## START Supplied data

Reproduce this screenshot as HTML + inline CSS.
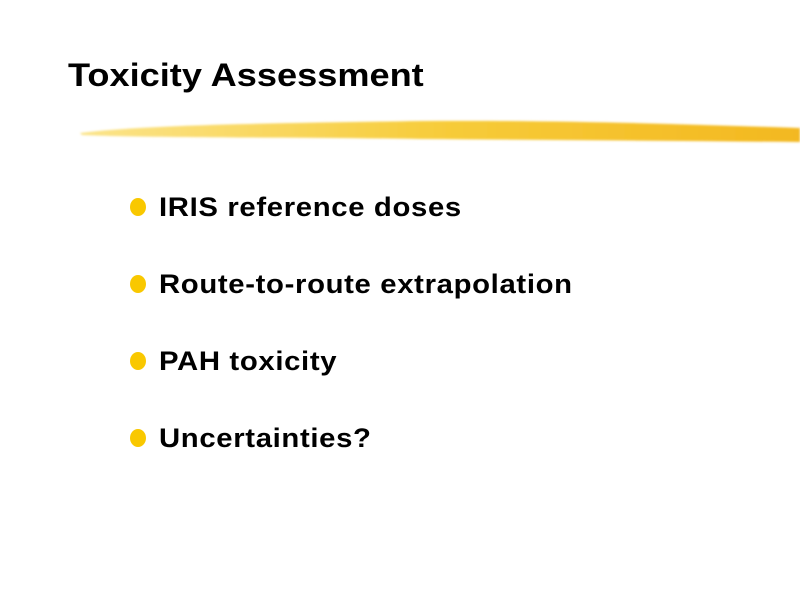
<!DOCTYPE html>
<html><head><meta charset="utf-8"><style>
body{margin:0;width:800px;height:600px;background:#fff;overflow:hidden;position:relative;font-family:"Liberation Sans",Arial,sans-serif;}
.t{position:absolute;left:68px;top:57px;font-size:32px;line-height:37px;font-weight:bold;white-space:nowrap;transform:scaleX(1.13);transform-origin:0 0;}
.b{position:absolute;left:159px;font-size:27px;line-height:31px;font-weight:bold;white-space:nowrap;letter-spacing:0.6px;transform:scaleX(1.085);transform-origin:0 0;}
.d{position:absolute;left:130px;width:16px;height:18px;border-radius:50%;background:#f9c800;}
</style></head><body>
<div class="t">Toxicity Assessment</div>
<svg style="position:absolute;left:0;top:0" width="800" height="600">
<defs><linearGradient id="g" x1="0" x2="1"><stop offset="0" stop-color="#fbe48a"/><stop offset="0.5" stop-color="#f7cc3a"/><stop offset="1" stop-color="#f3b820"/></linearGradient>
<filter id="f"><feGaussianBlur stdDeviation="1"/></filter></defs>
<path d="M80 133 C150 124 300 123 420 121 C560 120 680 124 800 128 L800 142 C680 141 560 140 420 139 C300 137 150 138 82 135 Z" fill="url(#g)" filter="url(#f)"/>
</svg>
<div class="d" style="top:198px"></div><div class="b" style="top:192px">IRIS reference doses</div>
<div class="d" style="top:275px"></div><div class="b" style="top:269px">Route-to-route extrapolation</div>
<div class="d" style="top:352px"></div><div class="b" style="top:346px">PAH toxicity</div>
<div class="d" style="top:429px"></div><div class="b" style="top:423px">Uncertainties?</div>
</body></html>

## END Supplied data

■ **Task instructions**
Repeat the data exactly, dropping every picture it holds.

■ **Result of the task**
Reproduce this screenshot as HTML + inline CSS.
<!DOCTYPE html>
<html><head><meta charset="utf-8"><style>
body{margin:0;width:800px;height:600px;background:#fff;overflow:hidden;position:relative;font-family:"Liberation Sans",Arial,sans-serif;}
.t{position:absolute;left:68px;top:57px;font-size:32px;line-height:37px;font-weight:bold;white-space:nowrap;transform:scaleX(1.13);transform-origin:0 0;}
.b{position:absolute;left:159px;font-size:27px;line-height:31px;font-weight:bold;white-space:nowrap;letter-spacing:0.6px;transform:scaleX(1.085);transform-origin:0 0;}
.d{position:absolute;left:130px;width:16px;height:18px;border-radius:50%;background:#f9c800;}
</style></head><body>
<div class="t">Toxicity Assessment</div>
<svg style="position:absolute;left:0;top:0" width="800" height="600">
<defs><linearGradient id="g" x1="0" x2="1"><stop offset="0" stop-color="#fbe48a"/><stop offset="0.5" stop-color="#f7cc3a"/><stop offset="1" stop-color="#f3b820"/></linearGradient>
<filter id="f"><feGaussianBlur stdDeviation="1"/></filter></defs>
<path d="M80 133 C150 124 300 123 420 121 C560 120 680 124 800 128 L800 142 C680 141 560 140 420 139 C300 137 150 138 82 135 Z" fill="url(#g)" filter="url(#f)"/>
</svg>
<div class="d" style="top:198px"></div><div class="b" style="top:192px">IRIS reference doses</div>
<div class="d" style="top:275px"></div><div class="b" style="top:269px">Route-to-route extrapolation</div>
<div class="d" style="top:352px"></div><div class="b" style="top:346px">PAH toxicity</div>
<div class="d" style="top:429px"></div><div class="b" style="top:423px">Uncertainties?</div>
</body></html>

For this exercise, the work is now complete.